DATA ROWS:
--------
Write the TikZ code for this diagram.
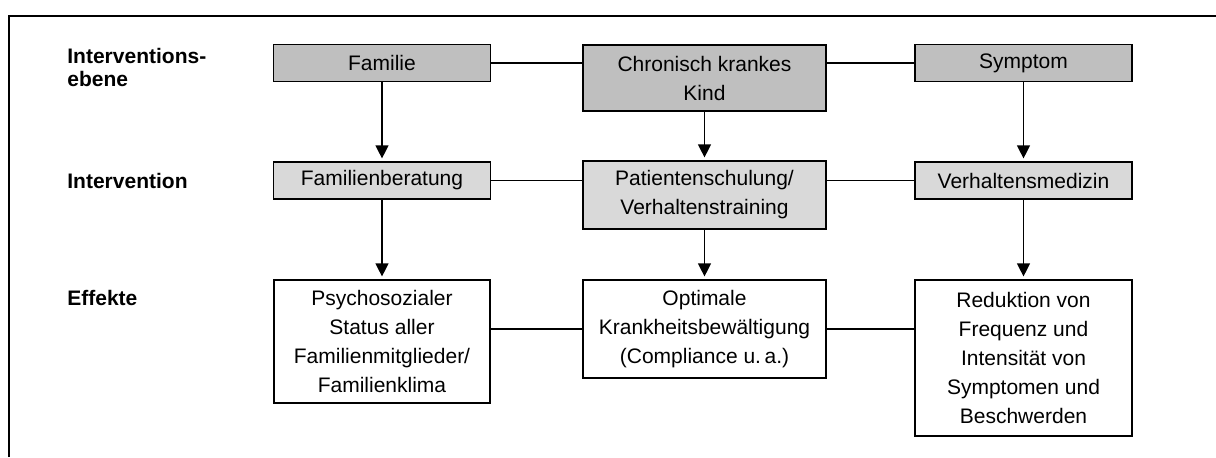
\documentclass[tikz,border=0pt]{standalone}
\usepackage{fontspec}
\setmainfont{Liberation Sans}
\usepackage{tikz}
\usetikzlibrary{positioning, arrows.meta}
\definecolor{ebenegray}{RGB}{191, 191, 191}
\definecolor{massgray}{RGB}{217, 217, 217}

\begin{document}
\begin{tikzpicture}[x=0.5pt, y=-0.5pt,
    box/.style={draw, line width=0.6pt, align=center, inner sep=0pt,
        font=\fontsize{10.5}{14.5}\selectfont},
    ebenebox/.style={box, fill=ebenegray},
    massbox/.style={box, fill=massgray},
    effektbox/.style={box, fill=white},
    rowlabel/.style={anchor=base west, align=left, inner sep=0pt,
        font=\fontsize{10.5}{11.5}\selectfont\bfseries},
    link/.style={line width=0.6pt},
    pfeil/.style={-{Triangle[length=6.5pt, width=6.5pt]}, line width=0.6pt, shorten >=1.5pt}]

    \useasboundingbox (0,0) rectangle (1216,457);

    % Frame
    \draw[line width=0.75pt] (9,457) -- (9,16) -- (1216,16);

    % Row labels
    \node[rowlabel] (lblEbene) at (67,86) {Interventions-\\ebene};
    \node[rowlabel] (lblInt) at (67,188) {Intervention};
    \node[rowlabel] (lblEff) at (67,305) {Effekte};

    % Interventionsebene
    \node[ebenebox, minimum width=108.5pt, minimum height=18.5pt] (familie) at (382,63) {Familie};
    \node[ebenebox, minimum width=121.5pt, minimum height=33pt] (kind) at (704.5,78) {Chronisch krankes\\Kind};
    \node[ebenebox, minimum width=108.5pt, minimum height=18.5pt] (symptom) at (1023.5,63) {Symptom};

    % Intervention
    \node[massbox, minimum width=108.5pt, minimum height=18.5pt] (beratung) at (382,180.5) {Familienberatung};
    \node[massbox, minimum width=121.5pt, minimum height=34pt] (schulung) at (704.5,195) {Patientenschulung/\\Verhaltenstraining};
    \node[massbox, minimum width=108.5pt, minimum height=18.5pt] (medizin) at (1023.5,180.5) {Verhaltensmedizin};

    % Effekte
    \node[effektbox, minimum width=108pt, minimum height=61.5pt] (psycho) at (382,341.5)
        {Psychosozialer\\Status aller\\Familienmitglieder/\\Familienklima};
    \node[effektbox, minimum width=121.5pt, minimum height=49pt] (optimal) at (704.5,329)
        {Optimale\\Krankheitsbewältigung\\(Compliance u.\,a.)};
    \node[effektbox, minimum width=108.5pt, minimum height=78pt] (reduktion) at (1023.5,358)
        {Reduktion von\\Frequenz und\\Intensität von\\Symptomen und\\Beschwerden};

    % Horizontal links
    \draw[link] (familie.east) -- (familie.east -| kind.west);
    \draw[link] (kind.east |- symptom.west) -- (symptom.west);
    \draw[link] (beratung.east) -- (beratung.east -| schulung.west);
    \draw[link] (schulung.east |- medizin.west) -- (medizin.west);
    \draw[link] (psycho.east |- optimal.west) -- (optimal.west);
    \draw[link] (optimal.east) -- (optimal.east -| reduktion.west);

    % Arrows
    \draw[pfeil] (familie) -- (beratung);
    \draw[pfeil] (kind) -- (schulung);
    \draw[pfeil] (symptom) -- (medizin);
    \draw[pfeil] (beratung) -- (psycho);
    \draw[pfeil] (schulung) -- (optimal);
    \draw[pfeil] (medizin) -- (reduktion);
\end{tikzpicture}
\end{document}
--------
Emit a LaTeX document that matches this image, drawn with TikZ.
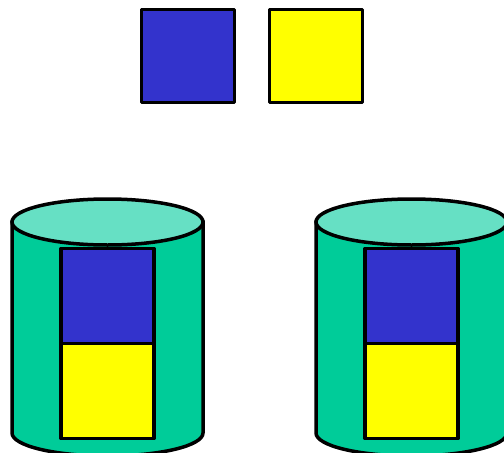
--------
WORK REQUIRED:
Output nothing except the lines from the one containing "Write the TikZ code for this diagram." through the one containing "line width=0.6pt, shorten", both kept, with the pictures removed.

RESULT FOR THIS TASK:
Write the TikZ code for this diagram.
\documentclass[tikz,border=0pt]{standalone}
\usepackage{fontspec}
\setmainfont{Liberation Sans}
\usepackage{tikz}
\usetikzlibrary{positioning, arrows.meta}
\definecolor{ebenegray}{RGB}{191, 191, 191}
\definecolor{massgray}{RGB}{217, 217, 217}

\begin{document}
\begin{tikzpicture}[x=0.5pt, y=-0.5pt,
    box/.style={draw, line width=0.6pt, align=center, inner sep=0pt,
        font=\fontsize{10.5}{14.5}\selectfont},
    ebenebox/.style={box, fill=ebenegray},
    massbox/.style={box, fill=massgray},
    effektbox/.style={box, fill=white},
    rowlabel/.style={anchor=base west, align=left, inner sep=0pt,
        font=\fontsize{10.5}{11.5}\selectfont\bfseries},
    link/.style={line width=0.6pt},
    pfeil/.style={-{Triangle[length=6.5pt, width=6.5pt]}, line width=0.6pt, shorten >=1.5pt}]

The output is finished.